Aim of the task
Restate, word for word, every line of the data.

___ Collected data

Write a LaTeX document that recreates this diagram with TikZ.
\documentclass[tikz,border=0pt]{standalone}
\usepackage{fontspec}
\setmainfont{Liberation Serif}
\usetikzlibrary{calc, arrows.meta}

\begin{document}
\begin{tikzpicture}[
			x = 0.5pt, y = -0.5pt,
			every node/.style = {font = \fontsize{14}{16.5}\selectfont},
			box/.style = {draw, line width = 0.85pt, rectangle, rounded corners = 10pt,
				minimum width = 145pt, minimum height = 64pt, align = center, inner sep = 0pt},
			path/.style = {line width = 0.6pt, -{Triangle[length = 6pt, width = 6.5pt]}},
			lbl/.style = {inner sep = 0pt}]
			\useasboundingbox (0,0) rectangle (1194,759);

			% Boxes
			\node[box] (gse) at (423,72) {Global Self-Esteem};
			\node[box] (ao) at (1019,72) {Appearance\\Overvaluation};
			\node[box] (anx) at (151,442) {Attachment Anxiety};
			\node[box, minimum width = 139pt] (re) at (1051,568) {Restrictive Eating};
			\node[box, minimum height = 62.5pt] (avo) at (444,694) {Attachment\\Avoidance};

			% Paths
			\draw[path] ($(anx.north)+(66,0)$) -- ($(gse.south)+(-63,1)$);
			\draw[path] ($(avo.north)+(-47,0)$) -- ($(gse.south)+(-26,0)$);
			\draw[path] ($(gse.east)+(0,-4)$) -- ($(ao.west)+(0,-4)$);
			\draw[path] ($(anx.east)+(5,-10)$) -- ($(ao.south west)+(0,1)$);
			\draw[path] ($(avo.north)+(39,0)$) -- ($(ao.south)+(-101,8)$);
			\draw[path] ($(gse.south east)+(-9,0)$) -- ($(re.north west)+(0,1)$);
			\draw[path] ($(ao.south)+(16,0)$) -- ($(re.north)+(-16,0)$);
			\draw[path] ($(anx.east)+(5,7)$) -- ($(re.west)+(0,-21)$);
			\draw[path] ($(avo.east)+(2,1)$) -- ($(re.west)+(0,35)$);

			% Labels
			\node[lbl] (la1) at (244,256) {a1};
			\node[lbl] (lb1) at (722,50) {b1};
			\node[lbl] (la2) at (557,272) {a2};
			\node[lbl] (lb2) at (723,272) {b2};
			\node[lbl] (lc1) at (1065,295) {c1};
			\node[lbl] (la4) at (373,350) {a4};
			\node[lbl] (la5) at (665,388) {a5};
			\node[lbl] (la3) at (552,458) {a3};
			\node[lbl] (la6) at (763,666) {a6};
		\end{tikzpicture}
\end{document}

______

Task result
Write a LaTeX document that recreates this diagram with TikZ.
\documentclass[tikz,border=0pt]{standalone}
\usepackage{fontspec}
\setmainfont{Liberation Serif}
\usetikzlibrary{calc, arrows.meta}

\begin{document}
\begin{tikzpicture}[
			x = 0.5pt, y = -0.5pt,
			every node/.style = {font = \fontsize{14}{16.5}\selectfont},
			box/.style = {draw, line width = 0.85pt, rectangle, rounded corners = 10pt,
				minimum width = 145pt, minimum height = 64pt, align = center, inner sep = 0pt},
			path/.style = {line width = 0.6pt, -{Triangle[length = 6pt, width = 6.5pt]}},
			lbl/.style = {inner sep = 0pt}]
			\useasboundingbox (0,0) rectangle (1194,759);

			% Boxes
			\node[box] (gse) at (423,72) {Global Self-Esteem};
			\node[box] (ao) at (1019,72) {Appearance\\Overvaluation};
			\node[box] (anx) at (151,442) {Attachment Anxiety};
			\node[box, minimum width = 139pt] (re) at (1051,568) {Restrictive Eating};
			\node[box, minimum height = 62.5pt] (avo) at (444,694) {Attachment\\Avoidance};

			% Paths
			\draw[path] ($(anx.north)+(66,0)$) -- ($(gse.south)+(-63,1)$);
			\draw[path] ($(avo.north)+(-47,0)$) -- ($(gse.south)+(-26,0)$);
			\draw[path] ($(gse.east)+(0,-4)$) -- ($(ao.west)+(0,-4)$);
			\draw[path] ($(anx.east)+(5,-10)$) -- ($(ao.south west)+(0,1)$);
			\draw[path] ($(avo.north)+(39,0)$) -- ($(ao.south)+(-101,8)$);
			\draw[path] ($(gse.south east)+(-9,0)$) -- ($(re.north west)+(0,1)$);
			\draw[path] ($(ao.south)+(16,0)$) -- ($(re.north)+(-16,0)$);
			\draw[path] ($(anx.east)+(5,7)$) -- ($(re.west)+(0,-21)$);
			\draw[path] ($(avo.east)+(2,1)$) -- ($(re.west)+(0,35)$);

			% Labels
			\node[lbl] (la1) at (244,256) {a1};
			\node[lbl] (lb1) at (722,50) {b1};
			\node[lbl] (la2) at (557,272) {a2};
			\node[lbl] (lb2) at (723,272) {b2};
			\node[lbl] (lc1) at (1065,295) {c1};
			\node[lbl] (la4) at (373,350) {a4};
			\node[lbl] (la5) at (665,388) {a5};
			\node[lbl] (la3) at (552,458) {a3};
			\node[lbl] (la6) at (763,666) {a6};
		\end{tikzpicture}
\end{document}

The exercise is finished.